Dirceu - A Articulação de Esquerda, por exemplo, tem teses em encontros estaduais que defendem a prioridade para a luta extraparlamentar, para a luta de massa no lugar da luta institucional, que a revolução democrática e popular agora só é possível com a revolução socialista. Acho que é uma regressão inclusive à esquerda da década de 70.
Folha - É possível o PT continuar sendo uma confederação de tendências?
Dirceu - O PT não é uma confederação de tendências. Somos favoráveis a que o PT tenha maioria e minoria nos diretórios e deixe de ser um partido de tendências. Eu diria que alguns setores do partido estão radicalizados na crítica à maioria do partido. Estamos propondo mudanças no PT, com congresso, com transparência.
O PT está tensionado, por divergências de fundo, não vou esconder isso, e vai passar por um novo processo. Não queremos jogar as divergências para debaixo do tapete.
Folha - O PT reconhece agora que existe uma hegemonia dos setores conservadores na sociedade e que, por isso, é preciso....
Dirceu - Em 95 e 97 já afastamos a possibilidade de virar uma partida tradicional ou voltar às teses golpistas da esquerda. Essa mudança já existiu no PT. É que existem tensões hoje que muitas vezes querem reduzir o PT a esses espaços.
Folha - Na prática, ainda que correndo o risco do reducionismo, o PT não está hoje fazendo uma inflexão para o centro-esquerda?
Dirceu - O período histórico está mudando. As derrotas do neoliberalismo são evidentes. No Brasil, o PT tem condições de congregar forças políticas e sociais para fazer o enfrentamento.

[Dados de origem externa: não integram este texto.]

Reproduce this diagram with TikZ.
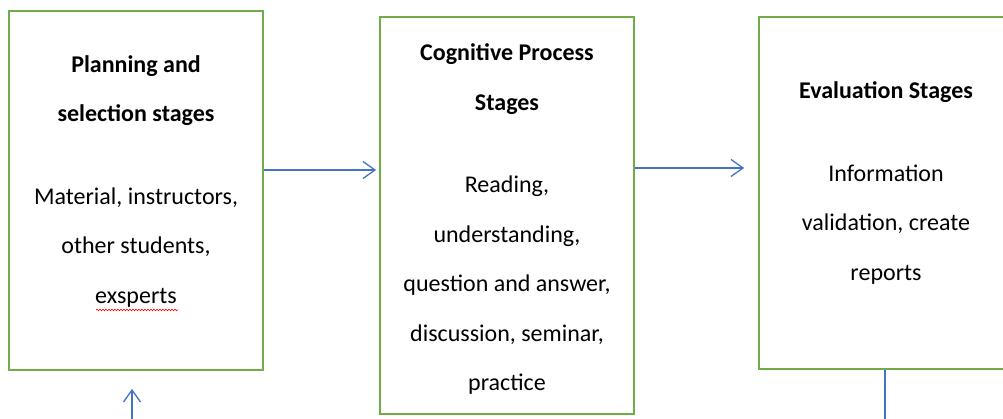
\documentclass[tikz,border=0pt]{standalone}
\usepackage{fontspec}
\setmainfont{Carlito}
\usetikzlibrary{arrows.meta,decorations.pathmorphing}
\definecolor{boxgreen}{RGB}{112,173,71}
\definecolor{arrowblue}{RGB}{68,114,196}

\begin{document}
\begin{tikzpicture}[x=1pt,y=1pt,
  stage node/.style={rectangle,draw=boxgreen,line width=1.8pt,minimum width=254pt,inner sep=0pt},
  text node/.style={align=center,inner sep=0pt,font=\fontsize{24}{49.5}\selectfont},
  flow/.style={draw=arrowblue,line width=1.3pt,-{Straight Barb[length=12pt,width=17pt]}}]

  \useasboundingbox (0,0) rectangle (1003,419);
  \clip (0,0) rectangle (1003,419);

  \node[stage node,minimum height=359pt] (plan) at (136,228.5) {};
  \node[stage node,minimum height=397pt] (cog) at (507,203.5) {};
  \node[stage node,minimum width=256pt,minimum height=352pt] (eval) at (887,226) {};

  \node[text node] (plantext) at (136,237.5) {\textbf{Planning and}\\\textbf{selection stages}\\[33pt]Material, instructors,\\other students,\\exsperts};
  \node[text node] (cogtext) at (507,199.5) {\textbf{Cognitive Process}\\\textbf{Stages}\\[33pt]Reading,\\understanding,\\question and answer,\\discussion, seminar,\\practice};
  \node[text node] (evaltext) at (886,236) {\textbf{Evaluation Stages}\\[33pt]Information\\validation, create\\reports};

  % spell-check mark
  \draw[red,line width=0.6pt,decorate,decoration={snake,amplitude=0.8pt,segment length=3pt}] (96,109) -- (178,109);

  \coordinate (feedin) at (132,-5);
  \coordinate (feedout) at (885,-5);

\begin{scope}
  \draw[flow,shorten >=3pt] ([yshift=20.5pt]plan.east) -- ([yshift=45.5pt]cog.west);
  \draw[flow,shorten >=14pt] ([yshift=47.5pt]cog.east) -- ([yshift=25pt]eval.west);
  \draw[flow,shorten >=18pt] (feedin) -- (feedin |- plan.south);
  \draw[arrowblue,line width=1.3pt] (feedout |- eval.south) -- (feedout);
\end{scope}
\end{tikzpicture}
\end{document}
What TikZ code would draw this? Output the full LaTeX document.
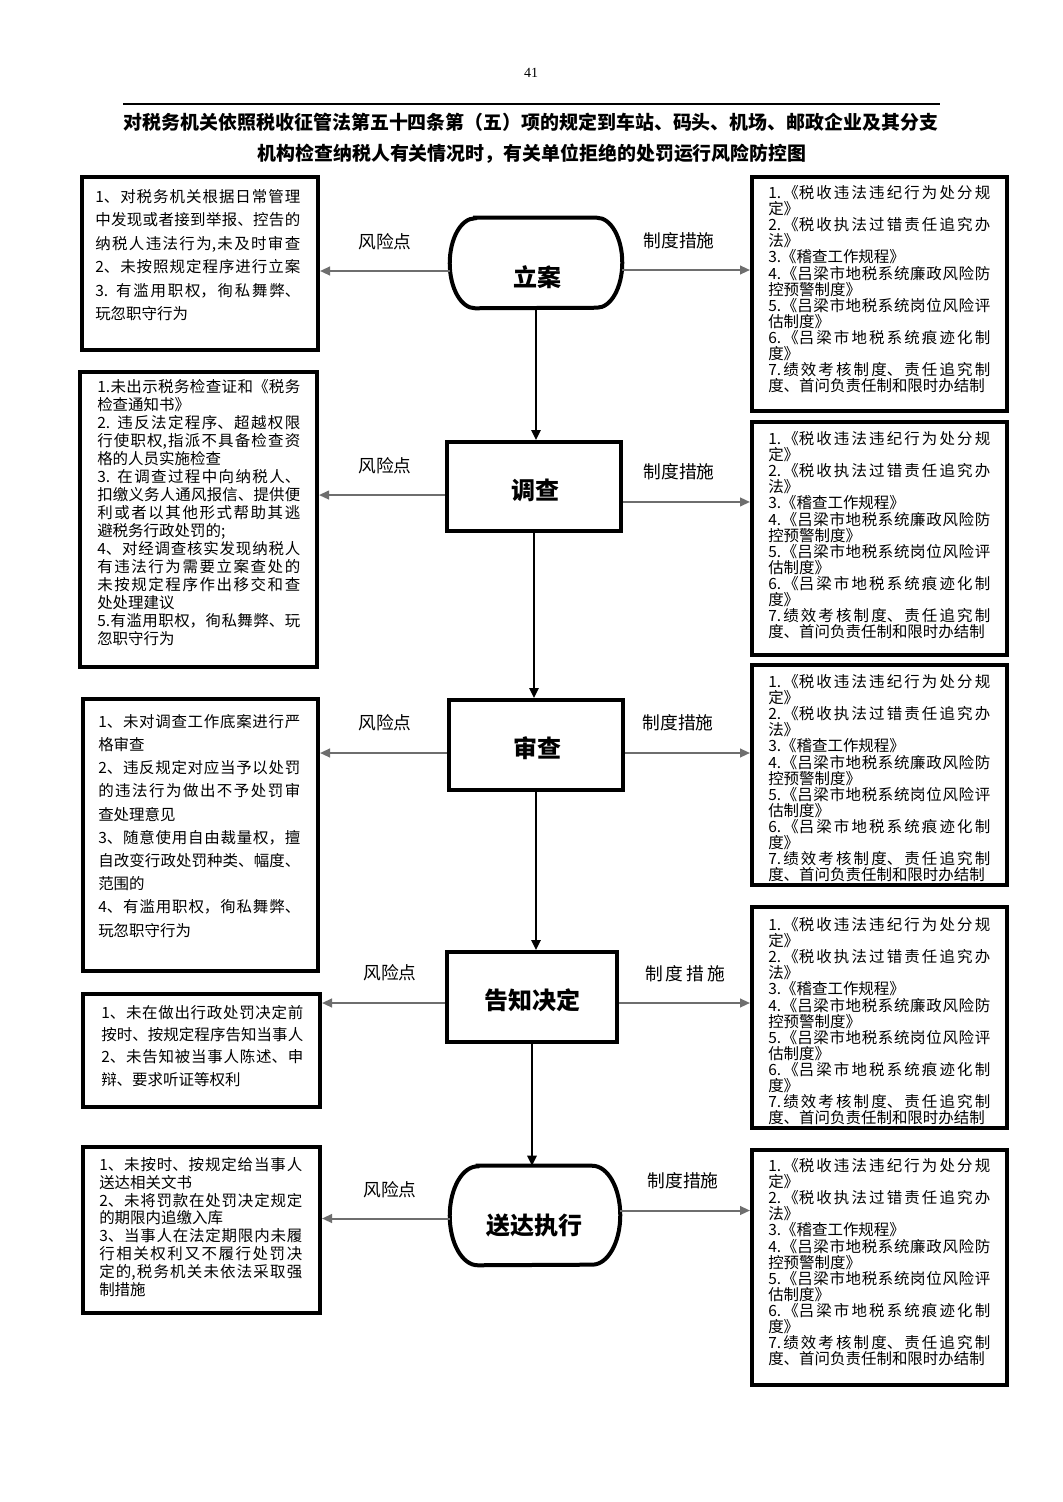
\documentclass[tikz,border=0pt]{standalone}
\usepackage{fontspec}
\setmainfont{Noto Sans CJK SC}
\newfontfamily\numfont{Liberation Serif}
\usetikzlibrary{arrows.meta,fit}
\XeTeXlinebreaklocale "zh"
\XeTeXlinebreakskip=0pt plus 2pt
\tolerance=9999
\hbadness=10000
\hfuzz=8pt
\definecolor{arrowgray}{HTML}{6E6E6E}
\begin{document}
\begin{tikzpicture}[x=0.75pt,y=-0.75pt,
  box/.style={draw=black, line width=3pt, inner sep=0pt},
  stad/.style={inner sep=0pt},
  stadline/.style={draw=black, line width=3pt},
  txt/.style={anchor=north west, inner sep=0pt, align=justify, text width=#1},
  ftL1/.style={font=\fontsize{11.6pt}{17.6pt}\selectfont},
  ftL2/.style={font=\fontsize{11.6pt}{13.5pt}\selectfont},
  ftL3/.style={font=\fontsize{11.6pt}{17.4pt}\selectfont},
  ftL4/.style={font=\fontsize{11.6pt}{16.7pt}\selectfont},
  ftL5/.style={font=\fontsize{11.6pt}{13.4pt}\selectfont},
  ftR/.style={font=\fontsize{11.6pt}{12.1pt}\selectfont},
  risk/.style={draw=arrowgray, line width=1.5pt, -{Triangle[length=7.5pt,width=6.5pt]}},
  flow/.style={draw=black, line width=1.6pt, -{Triangle[length=7.5pt,width=7pt]}},
  lab/.style={inner sep=0pt, font=\fontsize{13.3pt}{16pt}\selectfont},
  ctrtext/.style={inner sep=0pt, font=\bfseries\fontsize{18pt}{20pt}\selectfont},
  titletext/.style={inner sep=0pt, font=\bfseries\fontsize{14.2pt}{18pt}\selectfont}
]
\useasboundingbox[fill=white] (0,0) rectangle (1063,1502);

% header
\node[inner sep=0pt, font=\numfont\fontsize{10.5pt}{12pt}\selectfont] (pg) at (531,73) {41};
\coordinate (ruleA) at (123,104);
\coordinate (ruleB) at (940,104);
\draw[line width=1.5pt] (ruleA) -- (ruleB);
\node[titletext] (t1) at (531,122) {对税务机关依照税收征管法第五十四条第（五）项的规定到车站、码头、机场、邮政企业及其分支};
\node[titletext] (t2) at (532,154) {机构检查纳税人有关情况时，有关单位拒绝的处罚运行风险防控图};

% ---------- centre nodes ----------
\node[stad, fit={(450,218) (622,308)}] (N1) {};
\draw[stadline] ([xshift=19pt]N1.north west) -- ([xshift=-19pt]N1.north east)
  arc[start angle=90, end angle=-90, x radius=19pt, y radius=33.75pt]
  -- ([xshift=19pt]N1.south west)
  arc[start angle=270, end angle=90, x radius=19pt, y radius=33.75pt] -- cycle;
\node[ctrtext] (N1t) at (537,277) {立案};

\node[box, fit={(447,442) (621,531)}] (N2) {};
\node[ctrtext] (N2t) at (535,490) {调查};

\node[box, fit={(449,700) (623,790)}] (N3) {};
\node[ctrtext] (N3t) at (537,748) {审查};

\node[box, fit={(447,952) (617,1042)}] (N4) {};
\node[ctrtext] (N4t) at (532,1000) {告知决定};

\node[stad, fit={(450,1166) (620,1265)}] (N5) {};
\draw[stadline] ([xshift=21pt]N5.north west) -- ([xshift=-21pt]N5.north east)
  arc[start angle=90, end angle=-90, x radius=21pt, y radius=37.1pt]
  -- ([xshift=21pt]N5.south west)
  arc[start angle=270, end angle=90, x radius=21pt, y radius=37.1pt] -- cycle;
\node[ctrtext] (N5t) at (534,1225) {送达执行};

% ---------- left boxes ----------
\node[box, fit={(82,177) (318,350)}] (L1) {};
\node[txt=153.75pt, ftL1] (L1t) at (95,189) {1、对税务机关根据日常管理\linebreak
中发现或者接到举报、控告的\linebreak
纳税人违法行为,未及时审查\linebreak
2、未按照规定程序进行立案\linebreak
3. 有滥用职权，徇私舞弊、\linebreak
玩忽职守行为};

\node[box, fit={(80,372) (317,667)}] (L2) {};
\node[txt=152.25pt, ftL2] (L2t) at (97,379) {1.未出示税务检查证和《税务\linebreak
检查通知书》\par
2. 违反法定程序、超越权限\linebreak
行使职权,指派不具备检查资\linebreak
格的人员实施检查\par
3. 在调查过程中向纳税人、\linebreak
扣缴义务人通风报信、提供便\linebreak
利或者以其他形式帮助其逃\linebreak
避税务行政处罚的;\par
4、对经调查核实发现纳税人\linebreak
有违法行为需要立案查处的\linebreak
未按规定程序作出移交和查\linebreak
处处理建议\par
5.有滥用职权，徇私舞弊、玩\linebreak
忽职守行为};

\node[box, fit={(83,699) (318,971)}] (L3) {};
\node[txt=151.5pt, ftL3] (L3t) at (98,714) {1、未对调查工作底案进行严\linebreak
格审查\par
2、违反规定对应当予以处罚\linebreak
的违法行为做出不予处罚审\linebreak
查处理意见\par
3、随意使用自由裁量权，擅\linebreak
自改变行政处罚种类、幅度、\linebreak
范围的\par
4、有滥用职权，徇私舞弊、\linebreak
玩忽职守行为};

\node[box, fit={(83,994) (320,1107)}] (L4) {};
\node[txt=151.5pt, ftL4] (L4t) at (101,1005) {1、未在做出行政处罚决定前\linebreak
按时、按规定程序告知当事人\linebreak
2、未告知被当事人陈述、申\linebreak
辩、要求听证等权利};

\node[box, fit={(83,1147) (320,1313)}] (L5) {};
\node[txt=152.25pt, ftL5] (L5t) at (99,1157) {1、未按时、按规定给当事人\linebreak
送达相关文书\par
2、未将罚款在处罚决定规定\linebreak
的期限内追缴入库\par
3、当事人在法定期限内未履\linebreak
行相关权利又不履行处罚决\linebreak
定的,税务机关未依法采取强\linebreak
制措施};

% ---------- right boxes ----------
\newcommand{\measures}{1.《税收违法违纪行为处分规\linebreak
定》\par
2.《税收执法过错责任追究办\linebreak
法》\par
3.《稽查工作规程》\par
4.《吕梁市地税系统廉政风险防\linebreak
控预警制度》\par
5.《吕梁市地税系统岗位风险评\linebreak
估制度》\par
6.《吕梁市地税系统痕迹化制\linebreak
度》\par
7.绩效考核制度、责任追究制\linebreak
度、首问负责任制和限时办结制}

\node[box, fit={(752,177) (1007,411)}] (R1) {};
\node[txt=166.5pt, ftR] (R1t) at (768,185) {\measures};
\node[box, fit={(752,422) (1007,655)}] (R2) {};
\node[txt=166.5pt, ftR] (R2t) at (768,431) {\measures};
\node[box, fit={(752,665) (1007,885)}] (R3) {};
\node[txt=166.5pt, ftR] (R3t) at (768,674) {\measures};
\node[box, fit={(752,907) (1007,1128)}] (R4) {};
\node[txt=166.5pt, ftR] (R4t) at (768,917) {\measures};
\node[box, fit={(752,1150) (1007,1385)}] (R5) {};
\node[txt=166.5pt, ftR] (R5t) at (768,1158) {\measures};

% ---------- vertical flow ----------
\draw[flow] (N1.south) -- (N1.south |- N2.north);
\draw[flow] (N2.south) -- (N2.south |- N3.north);
\draw[flow] (N3.south) -- (N3.south |- N4.north);
\draw[flow] (N4.south) -- (N4.south |- N5.north);

% ---------- risk arrows (left) ----------
\draw[risk] ([yshift=-6pt]N1.west) -- ([yshift=-6pt]N1.west -| L1.east);
\draw[risk] ([yshift=-6.4pt]N2.west) -- ([yshift=-6.4pt]N2.west -| L2.east);
\draw[risk] ([yshift=-6pt]N3.west) -- ([yshift=-6pt]N3.west -| L3.east);
\draw[risk] ([yshift=-4.5pt]N4.west) -- ([yshift=-4.5pt]N4.west -| L4.east);
\draw[risk] ([yshift=-2.25pt]N5.west) -- ([yshift=-2.25pt]N5.west -| L5.east);

% ---------- measure arrows (right) ----------
\draw[risk] ([yshift=-5.25pt]N1.east) -- ([yshift=-5.25pt]N1.east -| R1.west);
\draw[risk] ([yshift=-11.6pt]N2.east) -- ([yshift=-11.6pt]N2.east -| R2.west);
\draw[risk] ([yshift=-6pt]N3.east) -- ([yshift=-6pt]N3.east -| R3.west);
\draw[risk] ([yshift=-4.5pt]N4.east) -- ([yshift=-4.5pt]N4.east -| R4.west);
\draw[risk] ([yshift=3.75pt]N5.east) -- ([yshift=3.75pt]N5.east -| R5.west);

% ---------- labels ----------
\node[lab] (k1) at (385,242) {风险点};
\node[lab] (k2) at (385,466) {风险点};
\node[lab] (k3) at (385,723) {风险点};
\node[lab] (k4) at (390,973) {风险点};
\node[lab] (k5) at (390,1190) {风险点};
\node[lab] (m1) at (679,241) {制度措施};
\node[lab] (m2) at (679,472) {制度措施};
\node[lab] (m3) at (678,723) {制度措施};
\node[lab] (m4) at (685,974) {制\hspace{2.2pt}度\hspace{2.2pt}措\hspace{2.2pt}施};
\node[lab] (m5) at (683,1181) {制度措施};
\end{tikzpicture}
\end{document}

Podemos fazer o enfrentamento com FHC mesmo em 98, ainda que em uma situação desfavorável pela aliança entre o governo, o poder econômico e a mídia. Por isso, propomos a ampliação da política de alianças.
Folha - O sr. não acha que o PT virou caudatário do MST, que é o único movimento social vigoroso no país?
Dirceu - Quando o movimento dos sem-terra surgiu, nas campanhas de 89 e 94, nos acusavam de ocupar terra e de dirigir o movimento. O PT nunca quis fazer nenhum movimento de correia de transmissão.
O PT é o maior partido de oposição, tem grande força de mobilização, mas emeregiu o MST, como a CUT emergiu na década de 80, para resgatar a cidadania para um setor dos excluídos da sociedade. Eles têm todo o nosso apoio.
Folha - Pela força que o MST tem demonstrado, ele não pode dar o tom da campanha do PT em 98?
Dirceu - Quem dará o tom da campanha do PT será a frente política que vamos compor. O PT não é caudatário do MST e vice-versa. O PT tem força política e estrela próprias.
Folha - O sr. acha que o MST pode se transformar em partido político?
Dirceu - Não. Todas as declarações da coordenação nacional do MST dizem que não.
Folha - O que o sr. acha do fato de João Pedro Stedile (líder do MST) estar sugerindo caminhos para uma campanha eleitoral de Lula?
Dirceu - Ele tem todo o direito como filiado ao PT, foi até membro do Diretório Nacional.
Folha - O sr. acha que as sugestões de Stedile confirmam que o MST vai querer influenciar a linha de campanha de Lula?
Dirceu - Todos os militantes do PT, sejam da CUT ou do movimento dos sem-terra, têm o direito de opinar sobre a linha política da campanha do Lula, mas quem decide é a maioria.